• TASK REQUIREMENTS: Pictures must not be retyped. Return exactly the lines from the one with "Output the Python" through the one with "ax = fig.add_axes([0.145, 0.1733, 0.568, 0.771])", both included, and no others.

• Entries with chart source code:

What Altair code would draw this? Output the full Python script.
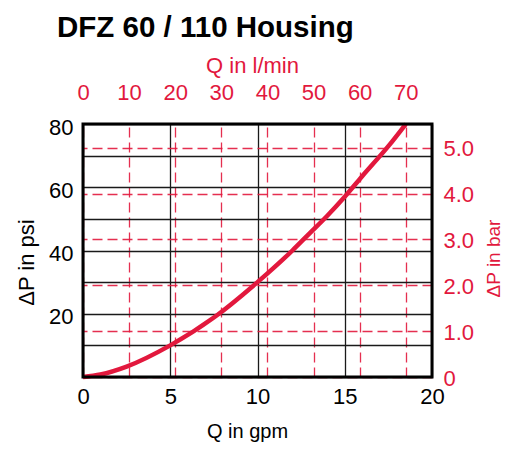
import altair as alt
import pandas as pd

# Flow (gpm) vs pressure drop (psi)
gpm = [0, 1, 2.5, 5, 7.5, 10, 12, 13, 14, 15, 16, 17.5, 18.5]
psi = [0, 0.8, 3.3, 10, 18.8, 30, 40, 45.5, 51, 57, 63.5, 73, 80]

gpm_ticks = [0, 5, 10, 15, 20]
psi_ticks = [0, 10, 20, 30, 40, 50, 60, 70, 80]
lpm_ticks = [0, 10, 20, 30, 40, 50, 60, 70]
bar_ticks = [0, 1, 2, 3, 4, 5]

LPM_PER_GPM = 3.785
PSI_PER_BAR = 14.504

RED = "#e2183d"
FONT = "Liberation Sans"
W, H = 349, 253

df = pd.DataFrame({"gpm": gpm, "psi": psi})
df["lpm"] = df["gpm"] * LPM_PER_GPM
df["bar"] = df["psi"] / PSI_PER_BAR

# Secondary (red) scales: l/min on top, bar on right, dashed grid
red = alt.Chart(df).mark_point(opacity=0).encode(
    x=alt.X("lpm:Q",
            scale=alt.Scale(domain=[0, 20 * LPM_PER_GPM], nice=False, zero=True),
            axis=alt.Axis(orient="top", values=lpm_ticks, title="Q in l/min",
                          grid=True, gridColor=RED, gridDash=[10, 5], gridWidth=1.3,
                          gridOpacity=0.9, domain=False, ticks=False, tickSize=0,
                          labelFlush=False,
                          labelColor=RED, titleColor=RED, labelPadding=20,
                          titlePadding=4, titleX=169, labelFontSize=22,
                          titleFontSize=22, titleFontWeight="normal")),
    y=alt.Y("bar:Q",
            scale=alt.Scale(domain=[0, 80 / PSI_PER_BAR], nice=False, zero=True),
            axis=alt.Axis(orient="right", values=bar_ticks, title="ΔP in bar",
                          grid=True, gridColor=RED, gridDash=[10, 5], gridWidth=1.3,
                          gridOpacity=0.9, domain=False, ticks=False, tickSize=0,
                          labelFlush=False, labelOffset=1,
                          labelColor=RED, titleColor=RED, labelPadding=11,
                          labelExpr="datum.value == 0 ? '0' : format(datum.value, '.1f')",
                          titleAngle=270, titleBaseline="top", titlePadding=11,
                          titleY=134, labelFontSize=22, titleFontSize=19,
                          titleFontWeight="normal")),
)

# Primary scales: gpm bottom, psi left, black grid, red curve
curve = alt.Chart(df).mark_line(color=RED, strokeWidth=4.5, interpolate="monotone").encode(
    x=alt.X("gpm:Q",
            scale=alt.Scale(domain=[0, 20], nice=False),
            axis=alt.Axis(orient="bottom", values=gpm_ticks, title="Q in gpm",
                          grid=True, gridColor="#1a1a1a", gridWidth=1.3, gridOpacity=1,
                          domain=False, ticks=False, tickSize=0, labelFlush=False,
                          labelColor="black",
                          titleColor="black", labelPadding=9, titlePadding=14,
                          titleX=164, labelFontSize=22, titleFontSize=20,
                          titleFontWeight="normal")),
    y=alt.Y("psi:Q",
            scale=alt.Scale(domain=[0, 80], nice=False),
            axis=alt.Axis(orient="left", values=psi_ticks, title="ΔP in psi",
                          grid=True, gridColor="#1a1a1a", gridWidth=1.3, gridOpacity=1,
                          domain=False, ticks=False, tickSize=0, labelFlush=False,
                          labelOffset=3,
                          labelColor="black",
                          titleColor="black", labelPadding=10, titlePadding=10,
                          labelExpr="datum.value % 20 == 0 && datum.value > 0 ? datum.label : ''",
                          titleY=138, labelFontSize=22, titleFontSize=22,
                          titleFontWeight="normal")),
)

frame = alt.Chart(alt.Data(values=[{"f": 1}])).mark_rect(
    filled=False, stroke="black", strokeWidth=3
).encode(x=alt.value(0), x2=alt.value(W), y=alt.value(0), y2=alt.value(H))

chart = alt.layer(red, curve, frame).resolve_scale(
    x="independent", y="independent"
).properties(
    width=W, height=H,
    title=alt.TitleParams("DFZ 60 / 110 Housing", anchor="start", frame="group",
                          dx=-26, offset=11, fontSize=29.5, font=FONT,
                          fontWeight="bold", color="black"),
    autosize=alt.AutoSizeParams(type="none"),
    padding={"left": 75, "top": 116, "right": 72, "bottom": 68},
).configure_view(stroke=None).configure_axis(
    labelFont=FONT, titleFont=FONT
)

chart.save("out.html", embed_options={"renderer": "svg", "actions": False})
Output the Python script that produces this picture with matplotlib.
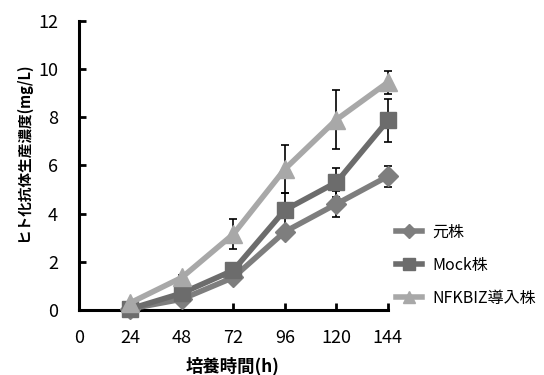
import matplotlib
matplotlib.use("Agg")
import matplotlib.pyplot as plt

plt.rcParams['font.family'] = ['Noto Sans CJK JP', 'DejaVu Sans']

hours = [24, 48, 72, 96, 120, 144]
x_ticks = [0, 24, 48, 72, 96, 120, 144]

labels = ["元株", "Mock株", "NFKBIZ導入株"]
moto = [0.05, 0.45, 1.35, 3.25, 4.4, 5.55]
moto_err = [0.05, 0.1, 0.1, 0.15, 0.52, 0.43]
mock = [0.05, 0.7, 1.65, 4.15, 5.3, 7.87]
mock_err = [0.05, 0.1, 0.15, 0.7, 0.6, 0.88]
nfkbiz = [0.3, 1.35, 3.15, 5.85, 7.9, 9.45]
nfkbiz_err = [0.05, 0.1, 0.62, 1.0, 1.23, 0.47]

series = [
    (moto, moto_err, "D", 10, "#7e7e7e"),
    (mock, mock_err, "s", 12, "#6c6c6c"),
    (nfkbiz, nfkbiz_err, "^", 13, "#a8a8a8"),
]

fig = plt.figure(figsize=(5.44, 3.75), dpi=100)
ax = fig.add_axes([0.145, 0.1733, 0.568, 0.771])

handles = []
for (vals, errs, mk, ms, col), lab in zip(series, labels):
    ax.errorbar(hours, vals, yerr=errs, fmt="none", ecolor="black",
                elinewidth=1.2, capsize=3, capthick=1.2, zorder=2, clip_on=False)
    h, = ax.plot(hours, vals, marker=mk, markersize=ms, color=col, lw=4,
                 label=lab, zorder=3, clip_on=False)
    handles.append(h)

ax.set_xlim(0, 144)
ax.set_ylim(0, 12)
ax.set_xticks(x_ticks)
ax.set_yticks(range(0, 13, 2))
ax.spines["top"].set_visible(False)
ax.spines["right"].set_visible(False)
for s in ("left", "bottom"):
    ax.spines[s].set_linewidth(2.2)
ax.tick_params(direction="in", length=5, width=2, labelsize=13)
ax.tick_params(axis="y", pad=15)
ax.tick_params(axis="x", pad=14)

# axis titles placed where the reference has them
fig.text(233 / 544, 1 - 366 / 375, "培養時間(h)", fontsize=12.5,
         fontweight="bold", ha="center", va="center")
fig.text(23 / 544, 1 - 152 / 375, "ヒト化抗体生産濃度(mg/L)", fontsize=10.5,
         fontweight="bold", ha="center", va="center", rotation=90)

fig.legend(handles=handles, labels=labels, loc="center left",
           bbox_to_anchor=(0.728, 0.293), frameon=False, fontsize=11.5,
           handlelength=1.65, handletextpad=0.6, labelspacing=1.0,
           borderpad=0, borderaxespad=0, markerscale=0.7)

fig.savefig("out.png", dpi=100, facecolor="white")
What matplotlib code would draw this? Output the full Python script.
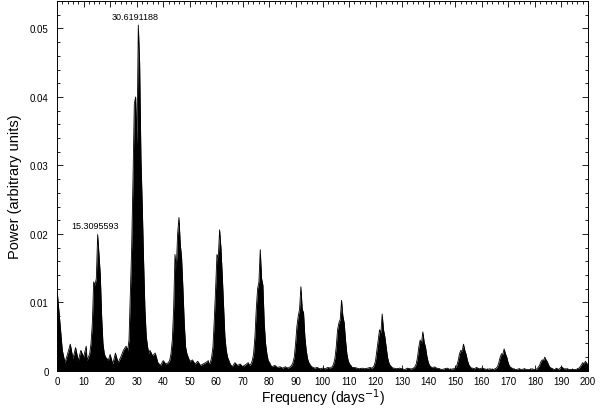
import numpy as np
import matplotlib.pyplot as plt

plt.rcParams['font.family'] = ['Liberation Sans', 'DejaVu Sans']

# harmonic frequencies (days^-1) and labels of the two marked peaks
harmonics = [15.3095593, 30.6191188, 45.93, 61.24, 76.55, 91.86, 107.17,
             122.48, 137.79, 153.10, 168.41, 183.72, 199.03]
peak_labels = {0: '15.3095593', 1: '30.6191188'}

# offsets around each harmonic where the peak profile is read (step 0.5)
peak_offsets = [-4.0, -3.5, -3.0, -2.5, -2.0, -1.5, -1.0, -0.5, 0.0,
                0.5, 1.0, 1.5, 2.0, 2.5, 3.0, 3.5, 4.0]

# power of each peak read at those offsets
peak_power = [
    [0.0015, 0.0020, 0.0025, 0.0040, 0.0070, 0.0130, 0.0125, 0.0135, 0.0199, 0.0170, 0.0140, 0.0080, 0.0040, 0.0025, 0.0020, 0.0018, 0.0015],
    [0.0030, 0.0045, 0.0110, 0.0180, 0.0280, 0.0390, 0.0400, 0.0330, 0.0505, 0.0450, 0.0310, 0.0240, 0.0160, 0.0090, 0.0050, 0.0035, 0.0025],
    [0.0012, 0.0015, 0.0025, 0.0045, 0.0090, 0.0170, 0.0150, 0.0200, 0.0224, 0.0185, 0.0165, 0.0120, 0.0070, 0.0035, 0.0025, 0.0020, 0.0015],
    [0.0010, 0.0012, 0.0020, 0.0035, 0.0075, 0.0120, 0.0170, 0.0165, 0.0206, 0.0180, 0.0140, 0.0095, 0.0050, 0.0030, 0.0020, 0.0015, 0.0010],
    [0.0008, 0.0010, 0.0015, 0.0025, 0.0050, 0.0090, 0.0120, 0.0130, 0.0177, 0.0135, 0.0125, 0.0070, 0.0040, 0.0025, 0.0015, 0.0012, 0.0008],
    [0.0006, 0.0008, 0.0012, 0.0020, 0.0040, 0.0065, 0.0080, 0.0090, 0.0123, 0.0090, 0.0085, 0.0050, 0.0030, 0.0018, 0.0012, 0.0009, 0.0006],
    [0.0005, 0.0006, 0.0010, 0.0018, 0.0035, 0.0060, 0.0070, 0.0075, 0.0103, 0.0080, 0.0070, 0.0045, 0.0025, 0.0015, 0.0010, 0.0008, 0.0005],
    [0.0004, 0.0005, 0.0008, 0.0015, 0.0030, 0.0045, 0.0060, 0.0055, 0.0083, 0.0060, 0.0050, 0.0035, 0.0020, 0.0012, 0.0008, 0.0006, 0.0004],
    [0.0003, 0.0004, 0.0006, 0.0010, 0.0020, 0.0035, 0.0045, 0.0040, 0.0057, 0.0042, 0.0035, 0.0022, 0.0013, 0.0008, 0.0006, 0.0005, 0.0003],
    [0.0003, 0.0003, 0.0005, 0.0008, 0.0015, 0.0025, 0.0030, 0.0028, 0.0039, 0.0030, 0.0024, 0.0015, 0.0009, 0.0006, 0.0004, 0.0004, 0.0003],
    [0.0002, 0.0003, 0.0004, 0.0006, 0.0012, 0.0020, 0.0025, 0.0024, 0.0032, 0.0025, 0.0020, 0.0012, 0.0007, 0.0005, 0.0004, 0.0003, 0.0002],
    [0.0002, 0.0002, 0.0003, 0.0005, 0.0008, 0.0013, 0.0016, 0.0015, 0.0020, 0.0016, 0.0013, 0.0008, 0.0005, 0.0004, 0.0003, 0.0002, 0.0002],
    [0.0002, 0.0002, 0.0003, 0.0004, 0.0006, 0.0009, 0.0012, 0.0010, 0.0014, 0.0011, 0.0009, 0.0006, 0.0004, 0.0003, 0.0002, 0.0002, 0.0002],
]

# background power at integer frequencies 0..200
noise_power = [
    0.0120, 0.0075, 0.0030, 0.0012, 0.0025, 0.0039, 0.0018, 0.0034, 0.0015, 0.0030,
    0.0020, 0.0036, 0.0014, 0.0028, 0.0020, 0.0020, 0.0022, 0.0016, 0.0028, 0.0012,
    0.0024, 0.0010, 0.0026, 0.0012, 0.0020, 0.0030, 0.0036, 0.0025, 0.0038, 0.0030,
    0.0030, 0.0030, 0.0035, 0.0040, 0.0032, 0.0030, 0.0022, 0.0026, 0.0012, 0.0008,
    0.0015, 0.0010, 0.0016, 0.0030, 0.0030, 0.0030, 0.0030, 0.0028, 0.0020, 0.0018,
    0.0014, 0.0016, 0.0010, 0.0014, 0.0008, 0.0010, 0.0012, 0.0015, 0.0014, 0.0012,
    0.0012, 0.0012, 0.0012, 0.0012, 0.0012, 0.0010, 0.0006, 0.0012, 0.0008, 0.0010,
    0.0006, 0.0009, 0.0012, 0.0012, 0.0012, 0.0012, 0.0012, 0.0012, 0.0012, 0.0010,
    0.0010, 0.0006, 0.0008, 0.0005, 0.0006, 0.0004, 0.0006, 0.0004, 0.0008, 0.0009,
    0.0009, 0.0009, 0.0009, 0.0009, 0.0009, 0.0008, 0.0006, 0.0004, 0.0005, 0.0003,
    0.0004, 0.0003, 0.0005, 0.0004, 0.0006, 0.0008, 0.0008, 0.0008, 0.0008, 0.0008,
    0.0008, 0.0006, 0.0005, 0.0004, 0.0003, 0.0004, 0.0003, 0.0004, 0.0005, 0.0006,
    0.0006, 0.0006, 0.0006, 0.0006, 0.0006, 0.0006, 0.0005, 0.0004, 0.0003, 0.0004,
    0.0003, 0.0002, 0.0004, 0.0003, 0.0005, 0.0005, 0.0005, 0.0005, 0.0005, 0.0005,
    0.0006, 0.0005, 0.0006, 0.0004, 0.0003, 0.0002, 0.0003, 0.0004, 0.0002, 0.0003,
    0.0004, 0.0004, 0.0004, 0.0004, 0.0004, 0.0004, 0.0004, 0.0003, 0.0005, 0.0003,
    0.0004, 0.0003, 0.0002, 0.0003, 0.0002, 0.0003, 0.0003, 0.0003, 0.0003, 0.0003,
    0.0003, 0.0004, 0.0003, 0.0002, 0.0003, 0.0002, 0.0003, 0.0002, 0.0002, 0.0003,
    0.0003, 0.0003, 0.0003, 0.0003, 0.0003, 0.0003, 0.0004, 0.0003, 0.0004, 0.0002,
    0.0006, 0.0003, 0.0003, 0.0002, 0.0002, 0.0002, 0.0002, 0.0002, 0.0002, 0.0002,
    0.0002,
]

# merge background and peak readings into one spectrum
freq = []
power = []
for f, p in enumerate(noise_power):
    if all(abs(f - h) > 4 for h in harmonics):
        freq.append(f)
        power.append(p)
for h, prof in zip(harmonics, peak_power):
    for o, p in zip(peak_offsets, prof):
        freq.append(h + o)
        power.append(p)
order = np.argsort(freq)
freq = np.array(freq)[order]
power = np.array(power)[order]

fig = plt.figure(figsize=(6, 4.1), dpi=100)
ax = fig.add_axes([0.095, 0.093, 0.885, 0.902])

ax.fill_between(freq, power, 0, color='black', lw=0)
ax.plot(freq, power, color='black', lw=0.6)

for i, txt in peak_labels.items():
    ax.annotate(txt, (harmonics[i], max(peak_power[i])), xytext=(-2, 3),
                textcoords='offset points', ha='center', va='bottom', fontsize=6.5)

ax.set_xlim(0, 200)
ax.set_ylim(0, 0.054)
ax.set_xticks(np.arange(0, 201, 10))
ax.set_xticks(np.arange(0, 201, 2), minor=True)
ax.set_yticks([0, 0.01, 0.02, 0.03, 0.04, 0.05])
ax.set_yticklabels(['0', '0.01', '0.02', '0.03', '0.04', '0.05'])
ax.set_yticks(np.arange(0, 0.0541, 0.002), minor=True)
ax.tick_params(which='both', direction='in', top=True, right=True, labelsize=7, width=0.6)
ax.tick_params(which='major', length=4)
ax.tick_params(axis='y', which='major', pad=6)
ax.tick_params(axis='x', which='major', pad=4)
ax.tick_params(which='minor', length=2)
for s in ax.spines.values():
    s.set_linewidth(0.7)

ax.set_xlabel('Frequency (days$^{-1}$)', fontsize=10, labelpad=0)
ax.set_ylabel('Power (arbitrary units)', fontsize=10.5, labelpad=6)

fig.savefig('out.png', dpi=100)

• THE ANSWER:
Output the Python script that produces this picture with matplotlib.
import matplotlib
matplotlib.use("Agg")
import matplotlib.pyplot as plt

plt.rcParams['font.family'] = ['Noto Sans CJK JP', 'DejaVu Sans']

hours = [24, 48, 72, 96, 120, 144]
x_ticks = [0, 24, 48, 72, 96, 120, 144]

labels = ["元株", "Mock株", "NFKBIZ導入株"]
moto = [0.05, 0.45, 1.35, 3.25, 4.4, 5.55]
moto_err = [0.05, 0.1, 0.1, 0.15, 0.52, 0.43]
mock = [0.05, 0.7, 1.65, 4.15, 5.3, 7.87]
mock_err = [0.05, 0.1, 0.15, 0.7, 0.6, 0.88]
nfkbiz = [0.3, 1.35, 3.15, 5.85, 7.9, 9.45]
nfkbiz_err = [0.05, 0.1, 0.62, 1.0, 1.23, 0.47]

series = [
    (moto, moto_err, "D", 10, "#7e7e7e"),
    (mock, mock_err, "s", 12, "#6c6c6c"),
    (nfkbiz, nfkbiz_err, "^", 13, "#a8a8a8"),
]

fig = plt.figure(figsize=(5.44, 3.75), dpi=100)
ax = fig.add_axes([0.145, 0.1733, 0.568, 0.771])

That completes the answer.